A deep, cleansing breath of pristine air is always balm for body and soul, but until the passage of the Clean Air Act (CAA) of 1963, the very act of breathing in many parts of this country was hazardous to one’s health.
A toxic cloud of mining and industrial gases killed more than a dozen people in 1948 in Denora, Pennsylvania, and the air in Pittsburgh was so dirty in the 1950s from steel mill emissions that white-collar workers out for a lunch-time walk needed to change into a fresh dress shirt when they returned to the office.
These events and others, such as the infamous London smog of 1952 that claimed the lives of more than 12,000 residents, pricked the conscience of the industrialized world. The U.S. Congress, in a show of bipartisan unity absolutely unfathomable today — the Senate passed the bill unanimously — sent the CAA to President Lyndon Johnson who signed it on December 17, 1963, thereby giving the federal government the authority to research and combat air pollution. “We are about to come of age in our relationship with our environment,” declared Oregon senator Maurine Neuberger.
For the past 60 years, during which the CAA has been amended and expanded several times, the law has done a remarkable job of removing toxic pollutants from the air, from lead and carbon monoxide to the chemical constituents of acid rain and the chlorofluorocarbon refrigerants that put a hole in the ozone layer. While we certainly have a long way to go — controlling particulates and greenhouse gases remain a challenge — we certainly have a lot to celebrate. The CAA helped us breathe easier, saved countless lives, prevented a myriad of respiratory diseases, and, by one estimate, added almost half a year to our lifespans.
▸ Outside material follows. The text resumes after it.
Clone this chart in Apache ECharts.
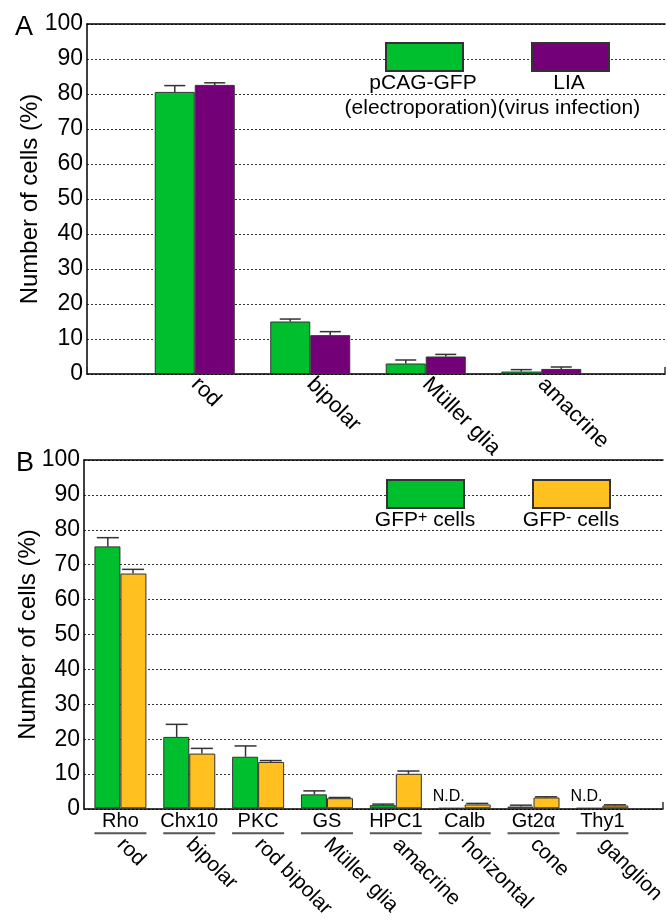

In Avalonia’s programs throughout the CAA’s anniversary year, we’ll be saluting these successes. But ensuring an abundance of clean air takes more than legislation — it requires an equal abundance of oxygen-providing healthy plants, trees in particular. The preservation of woodlands, which are celebrated throughout the world every March 21 during the UN-sponsored International Day of Forests, is a core Avalonia mission. So, when you’re out on a wooded trail and watching the leaf and flower buds fatten with promise, take time to rejoice. Take time to breathe deeply.